:: Data
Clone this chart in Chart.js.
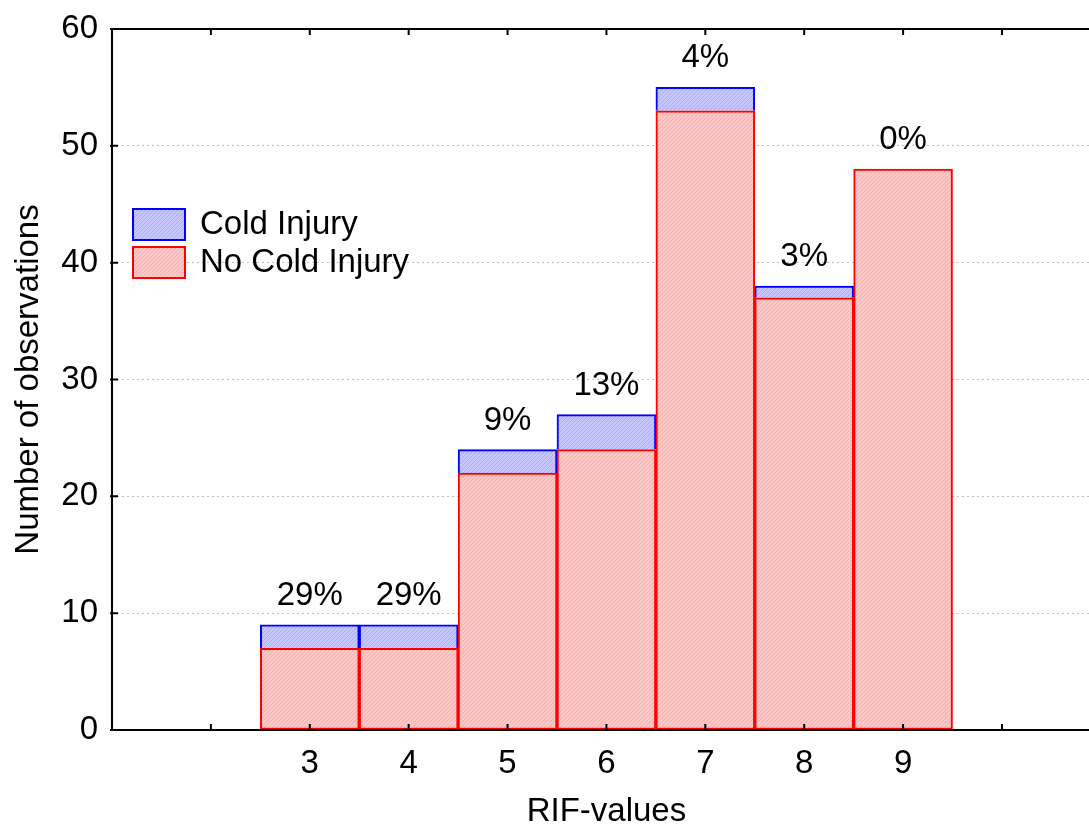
<!DOCTYPE html>
<html>
<head>
<meta charset="utf-8">
<script src="https://cdn.jsdelivr.net/npm/chart.js@4/dist/chart.umd.min.js"></script>
<style>
  html, body { margin: 0; padding: 0; overflow: hidden; background: #fff; }
</style>
</head>
<body>
<canvas id="rif" width="1089" height="826"></canvas>
<script>
// data
const rifValues = [3, 4, 5, 6, 7, 8, 9];
const noColdInjury = [7, 7, 22, 24, 53, 37, 48];
const coldInjury = [2, 2, 2, 3, 2, 1, 0];
const pctLabels = ['29%', '29%', '9%', '13%', '4%', '3%', '0%'];
const yTicks = [0, 10, 20, 30, 40, 50, 60];
const xTitle = 'RIF-values';

const FONT = '"Liberation Sans", Arial, sans-serif';

// little hatch texture like the original fills
function hatch(bg, line) {
    const c = document.createElement('canvas');
    c.width = 4; c.height = 4;
    const g = c.getContext('2d');
    g.fillStyle = bg;
    g.fillRect(0, 0, 4, 4);
    g.fillStyle = line;
    for (let i = 0; i < 4; i++) g.fillRect(i, 3 - i, 1, 1);
    return g.createPattern(c, 'repeat');
}
const redFill = hatch('rgb(255,198,198)', 'rgb(255,170,170)');
const blueFill = hatch('rgb(198,198,255)', 'rgb(170,170,255)');

// axis frame, inward tick marks, legend and percent labels
const extras = {
    id: 'extras',
    afterDatasetsDraw(chart) {
        const ctx = chart.ctx;
        const a = chart.chartArea;
        const xs = chart.scales.x, ys = chart.scales.y;
        ctx.save();
        ctx.strokeStyle = '#000';
        ctx.lineWidth = 2;
        ctx.beginPath();
        ctx.moveTo(a.left, a.bottom); ctx.lineTo(a.right, a.bottom);
        ctx.moveTo(a.left, a.bottom + 1); ctx.lineTo(a.left, a.top - 1);
        ctx.moveTo(a.left - 1, a.top); ctx.lineTo(a.right, a.top);
        for (let v = 2; v <= 10; v++) {
            const px = xs.getPixelForValue(v);
            ctx.moveTo(px, a.bottom); ctx.lineTo(px, a.bottom - 6);
            ctx.moveTo(px, a.top); ctx.lineTo(px, a.top + 6);
        }
        yTicks.forEach(v => {
            const py = ys.getPixelForValue(v);
            ctx.moveTo(a.left - 2, py); ctx.lineTo(a.left + 6, py);
        });
        ctx.stroke();

        ctx.fillStyle = '#000';
        ctx.font = '33px ' + FONT;
        ctx.textAlign = 'center';

        // x title, centred on the full 1..11 range like the original
        ctx.textBaseline = 'middle';
        ctx.fillText(xTitle, xs.getPixelForValue(6), 812);

        // percent labels above the stacks
        ctx.textBaseline = 'alphabetic';
        const top = chart.getDatasetMeta(1).data;
        top.forEach((el, i) => {
            ctx.fillText(pctLabels[i], el.x, el.y - 20);
        });

        // legend
        const ds = chart.data.datasets;
        const items = [ds[1], ds[0]];
        items.forEach((d, i) => {
            const y = 209 + i * 38;
            ctx.fillStyle = d.backgroundColor;
            ctx.fillRect(133, y, 52, 31);
            ctx.strokeStyle = d.borderColor;
            ctx.lineWidth = 2;
            ctx.strokeRect(133, y, 52, 31);
            ctx.fillStyle = '#000';
            ctx.textAlign = 'left';
            ctx.textBaseline = 'middle';
            ctx.fillText(d.label, 200, y + 16);
        });
        ctx.restore();
    }
};

const ctx = document.getElementById('rif').getContext('2d');
const rifChart = new Chart(ctx, {
    type: 'bar',
    data: {
        datasets: [{
            label: 'No Cold Injury',
            data: rifValues.map((x, i) => ({ x: x, y: noColdInjury[i] })),
            backgroundColor: redFill,
            borderColor: '#ff0000',
            borderWidth: 2,
            borderSkipped: false,
            barPercentage: 1,
            categoryPercentage: 1
        }, {
            label: 'Cold Injury',
            data: rifValues.map((x, i) => ({ x: x, y: coldInjury[i] })),
            backgroundColor: blueFill,
            borderColor: '#0000ff',
            borderWidth: 2,
            borderSkipped: 'bottom',
            barPercentage: 1,
            categoryPercentage: 1
        }]
    },
    options: {
        responsive: false,
        animation: false,
        devicePixelRatio: 1,
        layout: { padding: { top: 29, right: 0, left: 0, bottom: 0 } },
        plugins: { legend: { display: false }, tooltip: { enabled: false } },
        scales: {
            x: {
                type: 'linear',
                stacked: true,
                offset: false,
                min: 1,
                max: 10.88,
                grid: { display: false, drawTicks: false, offset: false },
                border: { display: false },
                ticks: {
                    stepSize: 1,
                    includeBounds: false,
                    autoSkip: false,
                    maxRotation: 0,
                    padding: 14,
                    color: '#000',
                    font: { family: FONT, size: 33 },
                    callback: v => rifValues.includes(v) ? String(v) : ''
                },
                afterFit: s => { s.height = 96; s.paddingLeft = 0; s.paddingRight = 0; }
            },
            y: {
                stacked: true,
                min: 0,
                max: 60,
                grid: { color: '#c0c0c0', lineWidth: 1, drawTicks: false },
                border: { display: false, dash: [2, 3] },
                ticks: {
                    stepSize: 10,
                    padding: 14,
                    color: '#000',
                    font: { family: FONT, size: 33 }
                },
                title: {
                    display: true,
                    text: 'Number of observations',
                    color: '#000',
                    font: { family: FONT, size: 33, lineHeight: 1 },
                    padding: { top: 12, bottom: 0 }
                },
                afterFit: s => { s.width = 112; s.paddingTop = 0; s.paddingBottom = 0; }
            }
        }
    },
    plugins: [extras]
});
</script>
</body>
</html>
::::
Directive: Exactly reproduce the run of lines from the start of the listing through the line with "const blueFill = hatch('rgb(198,198,255)', 'rgb(170,170,255)');", inclusive; pictures are not copied.

Worked solution:
Clone this chart in Chart.js.
<!DOCTYPE html>
<html>
<head>
<meta charset="utf-8">
<script src="https://cdn.jsdelivr.net/npm/chart.js@4/dist/chart.umd.min.js"></script>
<style>
  html, body { margin: 0; padding: 0; overflow: hidden; background: #fff; }
</style>
</head>
<body>
<canvas id="rif" width="1089" height="826"></canvas>
<script>
// data
const rifValues = [3, 4, 5, 6, 7, 8, 9];
const noColdInjury = [7, 7, 22, 24, 53, 37, 48];
const coldInjury = [2, 2, 2, 3, 2, 1, 0];
const pctLabels = ['29%', '29%', '9%', '13%', '4%', '3%', '0%'];
const yTicks = [0, 10, 20, 30, 40, 50, 60];
const xTitle = 'RIF-values';

const FONT = '"Liberation Sans", Arial, sans-serif';

// little hatch texture like the original fills
function hatch(bg, line) {
    const c = document.createElement('canvas');
    c.width = 4; c.height = 4;
    const g = c.getContext('2d');
    g.fillStyle = bg;
    g.fillRect(0, 0, 4, 4);
    g.fillStyle = line;
    for (let i = 0; i < 4; i++) g.fillRect(i, 3 - i, 1, 1);
    return g.createPattern(c, 'repeat');
}
const redFill = hatch('rgb(255,198,198)', 'rgb(255,170,170)');
const blueFill = hatch('rgb(198,198,255)', 'rgb(170,170,255)');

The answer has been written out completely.